A group of researchers from universities in the USA and Australia have recently unveiled two new Rowhammer-class attacks, namely GDDRHammer and GeForge. These attacks enable unprivileged CUDA kernels on NVIDIA GPUs to manipulate individual bits in GDDR video memory chips. Unlike the previous GPUHammer method, these new attacks go beyond the confines of GPU memory and grant access to the entire main memory associated with the CPU address space. In fact, the researchers have demonstrated exploits that can provide root access to the host system when running an unprivileged CUDA kernel on the GPU.
Both GDDRHammer and GeForge attacks exploit a vulnerability that results in the premature loss of charge in specific video memory cells, allowing the attackers to alter the bits stored in those cells. By disrupting the operation of the GPU memory allocator (cudaMalloc), the attackers can circumvent the isolation of GPU memory and map GPU virtual addresses to arbitrary addresses in the physical memory of the GPU or CPU.
The attacks work by distorting bit values in the video memory, particularly in tables storing GPU memory pages responsible for translating virtual addresses to physical ones. The distinction between GDDRHammer and GeForge lies in the fact that GDDRHammer modifies the last level page table whereas GeForge modifies the last level page directory.
These address translation tables play a crucial role in facilitating direct GPU access to CPU memory. By changing the address in the GPU page table to a physical address in the main RAM and setting the APERTURE flag, which enables CPU memory mapping mode, attackers can read and write data by accessing the main memory via the PCIe bus with IOMMU disabled.
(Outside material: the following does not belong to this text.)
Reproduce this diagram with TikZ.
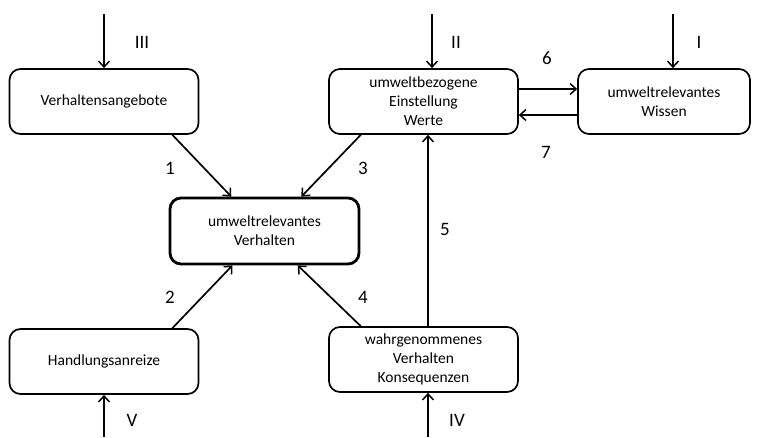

The researchers were able to successfully demonstrate these attacks on high-performance professional video cards like the NVIDIA RTX A6000 and consumer models like the NVIDIA RTX 3060. The technique developed for bypassing Rowhammer protection, combined with parallelization tools in the GPU, increased the frequency of cell corruption significantly. Although ECC (Error Correcting Codes) can be temporarily enabled to mitigate attacks, additional overhead is introduced, and vulnerabilities like ECCploit and ECC.fail can potentially bypass this protection.